Virtue Signaling by Scientific Journals Backfires, New Study Finds
Nature's 2020 endorsement of Joe Biden changed no minds but did significantly undermine trust in science.
"Political endorsement by scientific journals can undermine and polarize public confidence in the endorsing journals and the scientific community," reports a new study by Stanford economist Floyd Zhang in Nature Human Behavior. Shocked? Not at all.
A month before the U.S. presidential election, Nature published an editorial supporting Democratic candidate Joe Biden for president. The editorial justified its endorsement by citing Donald Trump's "disastrous response to the COVID-19 pandemic" and also decrying his promotion of "nationalism, isolationism and xenophobia — including tacitly supporting white-supremacist groups." Consequently, the editors declared, "We cannot stand by and let science be undermined. Joe Biden's trust in truth, evidence, science and democracy make him the only choice in the US election."
In his study, Zhang conducted an online survey during July and August of 2021 randomly exposing more than 4,000 Trump and Biden supporters to two conditions. The treatment group saw a summary of the Nature endorsement, and the control group read a description of Nature's new redesign. Both groups were reminded that Nature is one of the world's most prominent science publications.
The endorsement message caused large reductions in stated trust in Nature among Trump supporters. This distrust lowered the demand for COVID-related information provided by Nature, as evidenced by substantially reduced requests for Nature articles on vaccine efficacy when offered. The endorsement also reduced Trump supporters' trust in scientists in general. The estimated effects on Biden supporters' trust in Nature and scientists were positive, small and mostly statistically insignificant. I found little evidence that the endorsement changed views about Biden and Trump. These results suggest that political endorsement by scientific journals can undermine and polarize public confidence in the endorsing journals and the scientific community.
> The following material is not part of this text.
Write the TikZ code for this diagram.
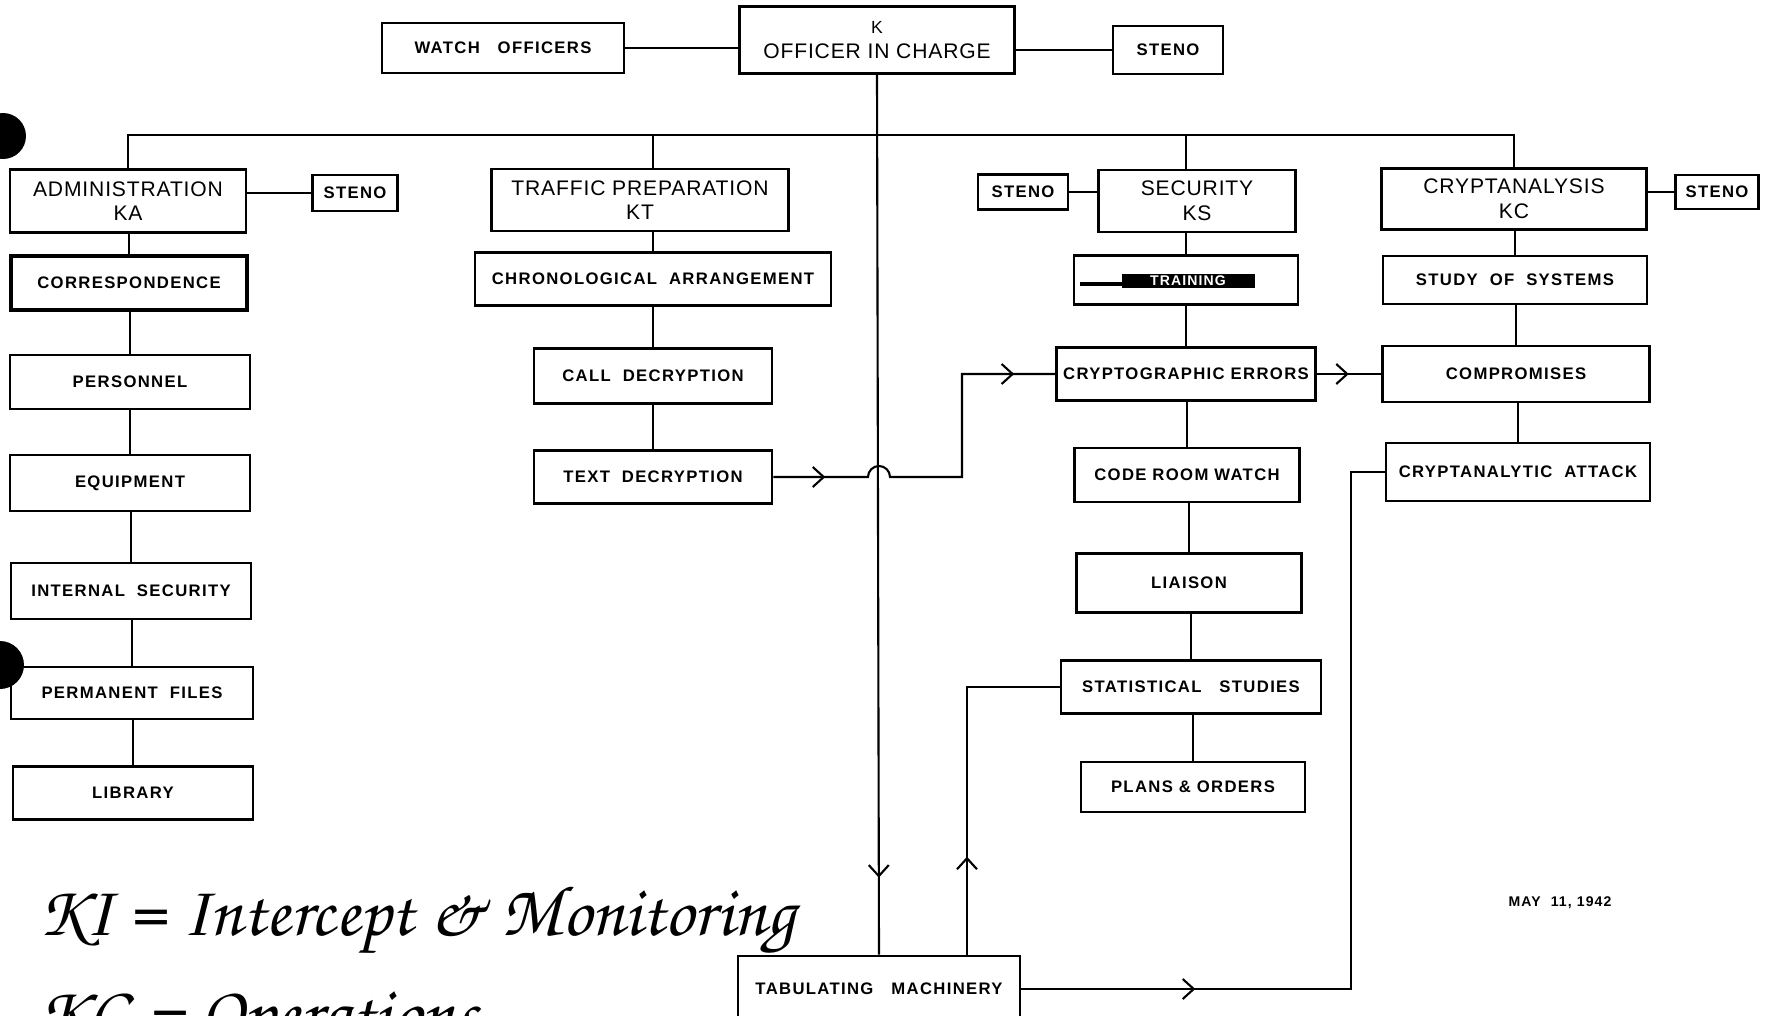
\documentclass[tikz,border=0pt]{standalone}
\usepackage{fontspec}
\setmainfont{Liberation Sans}
\newfontfamily\lettering{Liberation Sans}[LetterSpace=8]
\newfontfamily\headfont{Liberation Sans}[LetterSpace=4]
\newfontfamily\handfont{texgyrechorus-mediumitalic.otf}
\usetikzlibrary{arrows.meta, decorations.markings}

\begin{document}
\begin{tikzpicture}[x=0.02cm, y=-0.02cm,
	box/.style={draw, line width=1.5pt, inner sep=0pt, align=center,
		font=\lettering\bfseries\fontsize{9.5}{11}\selectfont},
	head/.style={box, font=\headfont\fontsize{12}{14}\selectfont},
	sz/.style 2 args={minimum width={#1*0.02cm}, minimum height={#2*0.02cm}},
	link/.style={line width=1.2pt},
	tip at/.style={postaction={decorate, decoration={markings,
		mark=at position #1 with {\arrow{Straight Barb[length=2.2mm, width=4mm, line width=1.2pt]}}}}},
	]
	\useasboundingbox (0,0) rectangle (1766,1015);
	
	% punch holes of the sheet
	\fill (3,136) circle (0.46cm);
	\fill (0,665) circle (0.48cm);
	
	% --- TOP ROW ---
	\node[head, sz={275}{67}] (K) at (877,40) {{\fontsize{10}{12}\selectfont K}\\OFFICER IN CHARGE};
	\node[box, sz={242}{50}] (watch) at (503,48) {WATCH\ \ \ OFFICERS};
	\node[box, sz={110}{48}] (stenoK) at (1168,50) {STENO};
	
	% --- SECTIONS ---
	\node[head, sz={236}{63}] (admin) at (128,201) {ADMINISTRATION\\KA};
	\node[box, sz={85}{36}] (stenoA) at (355,193) {STENO};
	\node[head, sz={297}{62}] (traffic) at (640,200) {TRAFFIC PREPARATION\\KT};
	\node[box, sz={90}{35}] (stenoS) at (1023,192) {STENO};
	\node[head, sz={197}{62}] (security) at (1197,201) {SECURITY\\KS};
	\node[head, sz={265}{61}] (crypt) at (1514,199) {CRYPTANALYSIS\\KC};
	\node[box, sz={83}{34}] (stenoC) at (1717,192) {STENO};
	
	% administration column
	\node[box, sz={236}{54}, line width=2.2pt] (corr) at (129,283) {CORRESPONDENCE};
	\node[box, sz={240}{54}] (pers) at (130,382) {PERSONNEL};
	\node[box, sz={240}{56}] (equip) at (130,483) {EQUIPMENT};
	\node[box, sz={240}{56}] (intsec) at (131,591) {INTERNAL\ \ SECURITY};
	\node[box, sz={242}{52}] (files) at (132,693) {PERMANENT\ \ FILES};
	\node[box, sz={240}{53}] (library) at (133,793) {LIBRARY};
	
	% traffic column
	\node[box, sz={356}{53}] (chrono) at (653,279) {CHRONOLOGICAL\ \ ARRANGEMENT};
	\node[box, sz={238}{55}] (call) at (653,376) {CALL\ \ DECRYPTION};
	\node[box, sz={238}{53}] (textdec) at (653,477) {TEXT\ \ DECRYPTION};
	
	% security column
	\node[box, sz={224}{49}] (train) at (1186,280) {};
	\fill (1122,274) rectangle (1255,288);
	\draw[line width=2.5pt] (1080,284) -- (1122,284);
	\node[white, font=\lettering\bfseries\fontsize{8}{9}\selectfont] at (1188,281) {TRAINING};
	\node[box, sz={259}{53}] (crerr) at (1186,374) {CRYPTOGRAPHIC ERRORS};
	\node[box, sz={225}{54}] (coderoom) at (1187,475) {CODE ROOM WATCH};
	\node[box, sz={225}{59}] (liaison) at (1189,583) {LIAISON};
	\node[box, sz={260}{53}] (stat) at (1191,687) {STATISTICAL\ \ \ STUDIES};
	\node[box, sz={224}{50}] (plans) at (1193,787) {PLANS \& ORDERS};
	
	% cryptanalysis column
	\node[box, sz={264}{48}] (study) at (1515,280) {STUDY\ \ OF\ \ SYSTEMS};
	\node[box, sz={267}{56}] (compr) at (1516,374) {COMPROMISES};
	\node[box, sz={264}{58}] (attack) at (1518,472) {CRYPTANALYTIC\ \ ATTACK};
	
	% bottom
	\node[box, sz={282}{66}] (tab) at (879,989) {TABULATING\ \ \ MACHINERY};
	\node[font=\lettering\bfseries\fontsize{8}{9}\selectfont] (date) at (1560,903) {MAY\ \ 11, 1942};
	
	% handwritten notes
	\node[anchor=base west, font=\handfont\fontsize{41}{45}\selectfont] (noteI) at (32,935) {KI = Intercept \& Monitoring};
	\node[anchor=base west, font=\handfont\fontsize{41}{45}\selectfont] (noteG) at (32,1036) {KG = Operations};
	
	% --- CONNECTORS ---
	\coordinate (bus) at (879,135);
	\draw[link] (watch.east) -- (watch.east -| K.west);
	\draw[link] (stenoK.west) -- (stenoK.west -| K.east);
	\draw[link] (admin.north) |- (bus) -| (crypt.north);
	\draw[link] (traffic.north -| chrono.north) -- (chrono.north |- bus);
	\draw[link] (security.north -| train.north) -- (train.north |- bus);
	\draw[link] (stenoA.west) -- (stenoA.west -| admin.east);
	\draw[link] (stenoS.east) -- (stenoS.east -| security.west);
	\draw[link] (stenoC.west) -- (stenoC.west -| crypt.east);
	
	\foreach \a/\b in {admin/corr, corr/pers, pers/equip, equip/intsec, intsec/files, files/library,
		traffic/chrono, chrono/call, call/textdec,
		security/train, train/crerr, crerr/coderoom, coderoom/liaison, liaison/stat, stat/plans,
		crypt/study, study/compr, compr/attack}
	\draw[link] (\b.north) -- (\b.north |- \a.south);
	
	% main line down to the machines
	\draw[link, tip at=16.06cm] (K.south) -- (tab.north);
	
	% text decryption jumps over the main line
	\coordinate (hump) at (868,477);
	\coordinate (jog) at (962,477);
	\draw[link, tip at=1.04cm, tip at=-0.82cm] (textdec.east) -- (hump)
		arc[start angle=180, end angle=0, radius=0.22cm] -- (jog) |- (crerr.west);
	\draw[link, tip at=0.64cm] (crerr.east) -- (crerr.east -| compr.west);
	
	% returns from the machines
	\coordinate (tabturn) at (1351,989);
	\draw[link, tip at=3.48cm] (tab.east) -- (tabturn) |- (attack.west);
	\draw[link, tip at=1.96cm] ([xshift=1.76cm]tab.north) |- (stat.west);
	
\end{tikzpicture}
\end{document}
Rather than being chastened by Zhang's findings, the editors of Nature doubled down, responding with a new editorial insisting that they will continue to endorse political candidates. "The study shows the potential costs of making an endorsement," acknowledge the editors, however adding, "But inaction has costs, too."
Zhang responded on Twitter that he finds the new editorial's "counter-arguments and the conclusion unconvincing." As he notes, while it may well be true that the original editorial was calling out a truly disastrous situation, "there's no evidence that 'inaction has costs'—a bad situation is not 'costs' of someone's inaction unless their action can materially change the situation for the better, which is exactly what the study suggest to be *not* the case." Zhang's research shows that Nature's 2020 endorsement of Biden, in which the editors asserted that they "cannot stand by and let science be undermined," did just the opposite by significantly eroding trust in the scientific enterprise among out-party voters.
The new Nature editorial asserts, "Political endorsements might not always win hearts and minds, but when candidates threaten a retreat from reason, science must speak out." What for? If editorial endorsements are NOT about winning hearts and minds, they amount to useless virtue signaling. Nature's editors should follow the science and stop issuing counterproductive political endorsements.